Books were closed with orders over $6.8bn allowing the leads to set the size on the June 2018 bond at $5bn.

Demand was helped in no small part by new US investors with buyers from the country taking 18% of the paper.

“The share of US investors was higher than normal at 18%,” said George Richardson, head of capital markets at World Bank.

“Of the $950m that went to the US, 12 orders totalling $240m were to official institutions such as municipal, county and state treasuries, which we’ve been working to try to educate and get into our books for a long time.

“They’re hungry for alternatives — they’ve only bought US Treasuries or agencies for decades. It’s been a lot of work and now it’s getting traction — particularly this year they’re asking us to come to conferences and asking questions.”

Those US investors are looking for alternatives from their typical asset choice of names like Freddie Mac and Fannie Mae, which have been reducing issuance over the last few years. Even more investors could come on board.

“They don’t know what supranationals are so it’s starting from scratch — this year California changed its authorisations to allow its counties, cities and municipalities to invest in supranationals ,” said Richardson.

“California happened to be stricter on their code for lending, but added a paragraph allowing these treasuries to buy three supranationals : ourselves , IFC and IADB,” he continued. “Other states give the individual professionals the right to make their own decisions. But there are some other states we’re working on that have similar guideline issues to what California had.”

Getting the investors on board can become political, added Richardson. But the market could open to other supranationals than just the Washington based issuers .

“Some of the politicians don’t like the idea of local money, which is sometimes not too sophisticated, being used to buy foreign assets which we were deemed to be by some of these politicians,” said Richardson. “But over time, we hope they’ll become more comfortable with the asset class, and add the non-US headquartered supranationals .” 

Best of the rest

On Tuesday, Deutsche Bank, Nomura and RBC Capital Markets priced a $3bn May 2025 for KfW at 6bp over mid-swaps. The spread was already finalised when books were opened on Tuesday morning, after the previous day’s initial price thoughts of 6bp area over swaps had drawn indications of interest of more than $2.5bn.

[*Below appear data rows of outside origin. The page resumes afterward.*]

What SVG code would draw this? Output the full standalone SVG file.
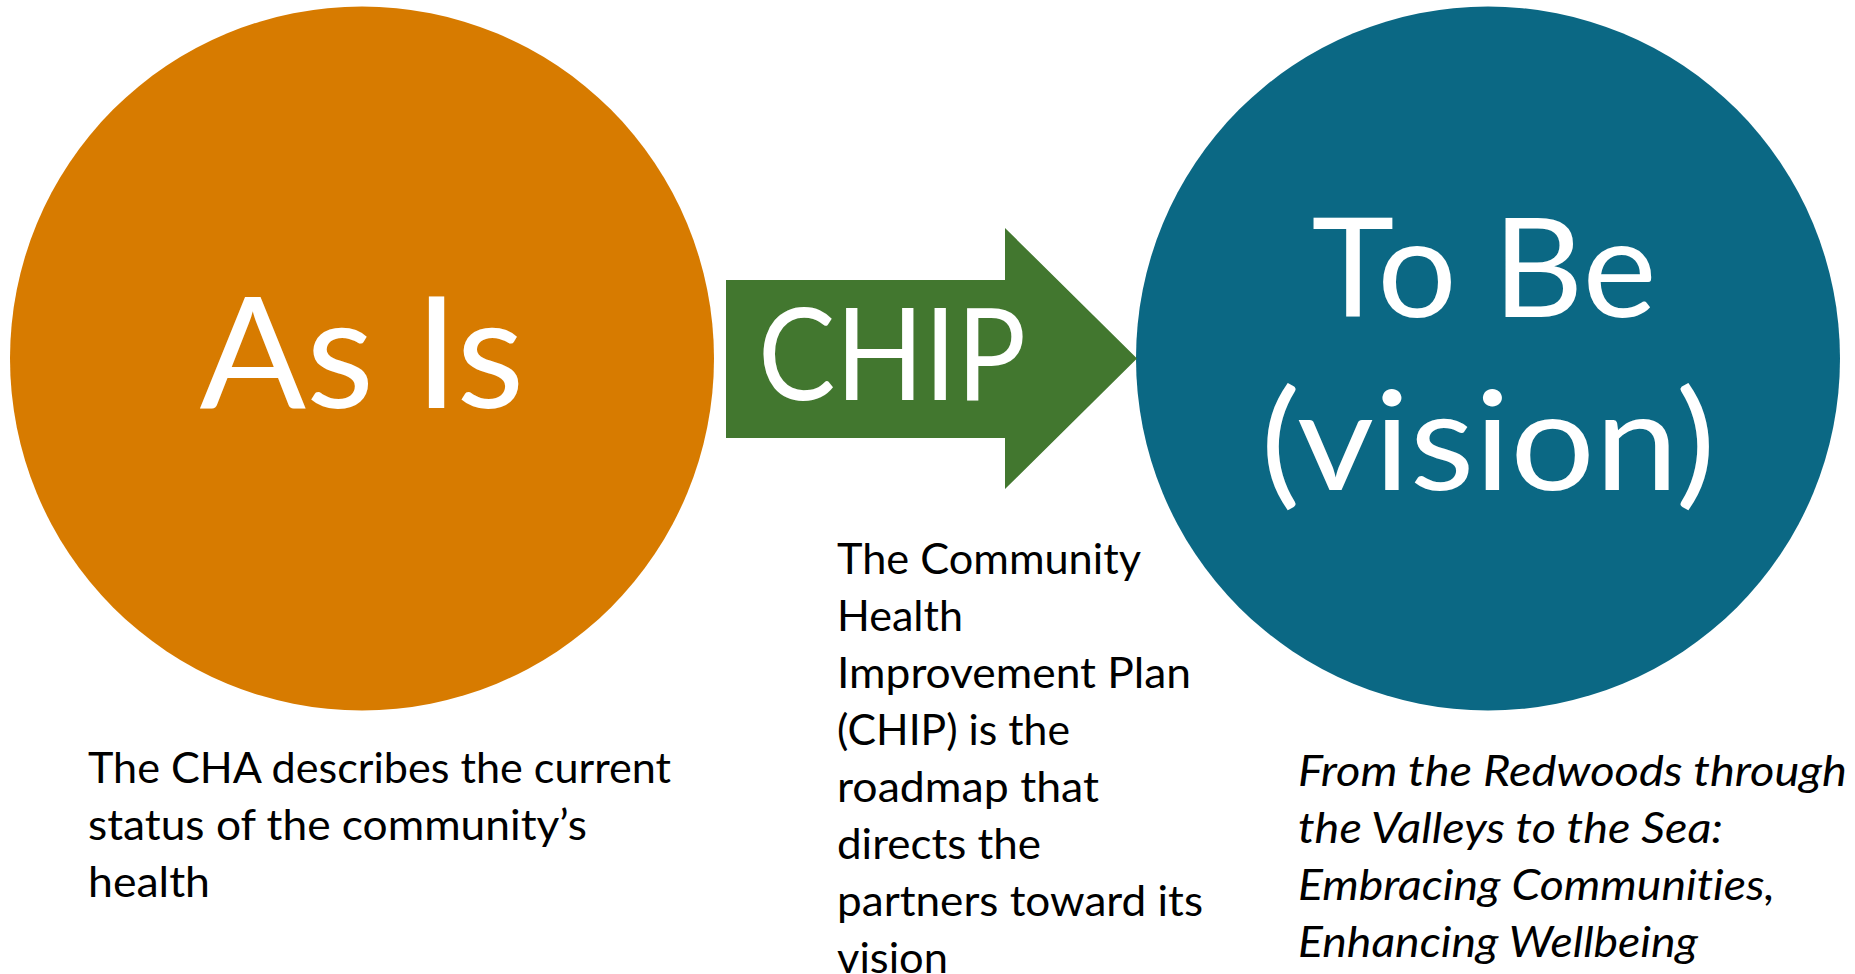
<svg xmlns="http://www.w3.org/2000/svg" width="1855" height="974" viewBox="0 0 1855 974">
<style>
.big{font-family:Lato,"Open Sans","Liberation Sans",sans-serif;fill:#FFFFFF;text-anchor:middle}
.body{font-family:Lato,"Open Sans","Liberation Sans",sans-serif;font-size:42px;fill:#000000;font-variant-ligatures:none}
.it{font-style:italic}
</style>
<rect x="0" y="0" width="1855" height="974" fill="#FFFFFF"/>
<g id="as-is">
<circle cx="362" cy="358.5" r="352" fill="#D77B00"/>
<text class="big" x="362" y="408" font-size="155" textLength="325" lengthAdjust="spacingAndGlyphs">As Is</text>
</g>
<g id="to-be">
<circle cx="1488" cy="358.5" r="352" fill="#0B6884"/>
<text class="big" x="1484" y="317" font-size="138" textLength="345" lengthAdjust="spacingAndGlyphs">To Be</text>
<text class="big" x="1488" y="490" font-size="138" textLength="455" lengthAdjust="spacingAndGlyphs">(vision)</text>
</g>
<g id="connectors">
<g id="chip">
<polygon points="726,280 1005,280 1005,228 1137,358.5 1005,489 1005,438 726,438" fill="#42772F"/>
<text class="big" x="892" y="400" font-size="128" textLength="268" lengthAdjust="spacingAndGlyphs">CHIP</text>
</g>
</g>
<g id="cha-text">
<text class="body" x="88" y="783" textLength="583" lengthAdjust="spacingAndGlyphs">The CHA describes the current</text>
<text class="body" x="88" y="840" textLength="499" lengthAdjust="spacingAndGlyphs">status of the community’s</text>
<text class="body" x="88" y="897" textLength="122" lengthAdjust="spacingAndGlyphs">health</text>
</g>
<g id="chip-text">
<text class="body" x="837" y="574" textLength="304" lengthAdjust="spacingAndGlyphs">The Community</text>
<text class="body" x="837" y="631" textLength="126" lengthAdjust="spacingAndGlyphs">Health</text>
<text class="body" x="837" y="688" textLength="354" lengthAdjust="spacingAndGlyphs">Improvement Plan</text>
<text class="body" x="837" y="745" textLength="233" lengthAdjust="spacingAndGlyphs">(CHIP) is the</text>
<text class="body" x="837" y="802" textLength="262" lengthAdjust="spacingAndGlyphs">roadmap that</text>
<text class="body" x="837" y="859" textLength="204" lengthAdjust="spacingAndGlyphs">directs the</text>
<text class="body" x="837" y="916" textLength="366" lengthAdjust="spacingAndGlyphs">partners toward its</text>
<text class="body" x="837" y="973" textLength="111" lengthAdjust="spacingAndGlyphs">vision</text>
</g>
<g id="vision-text">
<text class="body it" x="1298" y="786" textLength="549" lengthAdjust="spacingAndGlyphs">From the Redwoods through</text>
<text class="body it" x="1298" y="843" textLength="425" lengthAdjust="spacingAndGlyphs">the Valleys to the Sea:</text>
<text class="body it" x="1298" y="900" textLength="477" lengthAdjust="spacingAndGlyphs">Embracing Communities,</text>
<text class="body it" x="1298" y="957" textLength="400" lengthAdjust="spacingAndGlyphs">Enhancing Wellbeing</text>
</g>
</svg>
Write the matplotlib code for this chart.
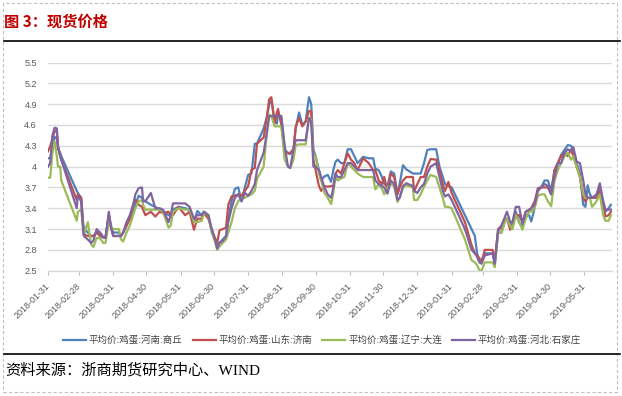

The final book was over $4.2bn.

A larger deal may have been possible but for a weaker backdrop on Tuesday compared to the day before, according to a head of SSA syndicate at one of the leads. That was due to Monday’s news that the Greek government had made a claim on cash held by public entities in order to meet upcoming debt repayments.

“We talked about doing a larger deal with the leads,” said Klaus-Peter Eitel, vice president, new issues at KfW.

“We finally decided that we wanted to go for the highest quality allocation possible and make sure that the bond performs in the secondary market which it now does — we’ve seen it tighten 2bp on the break, which underlines the quality of the allocation of the trade.”

The deal tightened even though it represented a spread of 14.15bp over US Treasuries — matching KfW’s tightest ever spread over the US government, which it achieved with a $5bn April 2020 in late March.

At the other end of the curve, ADB sold a $2bn July 2017 on Tuesday. Leads Citi, HSBC and JP Morgan priced the paper at mid-swaps minus 9bp — in line with guidance of minus 9bp area.

The final book was in excess of $2.25bn.

“For the last month there has been very little short dated supply from the highest quality names in dollars,” said Alex Barnes, head of SSA syndicate at Citi.

“The short end is where swap spreads are the most attractive. In the two year part of the curve they are 26.25bp and three year, 22.5bp, whereas in seven years they are just over 6bp, for example.”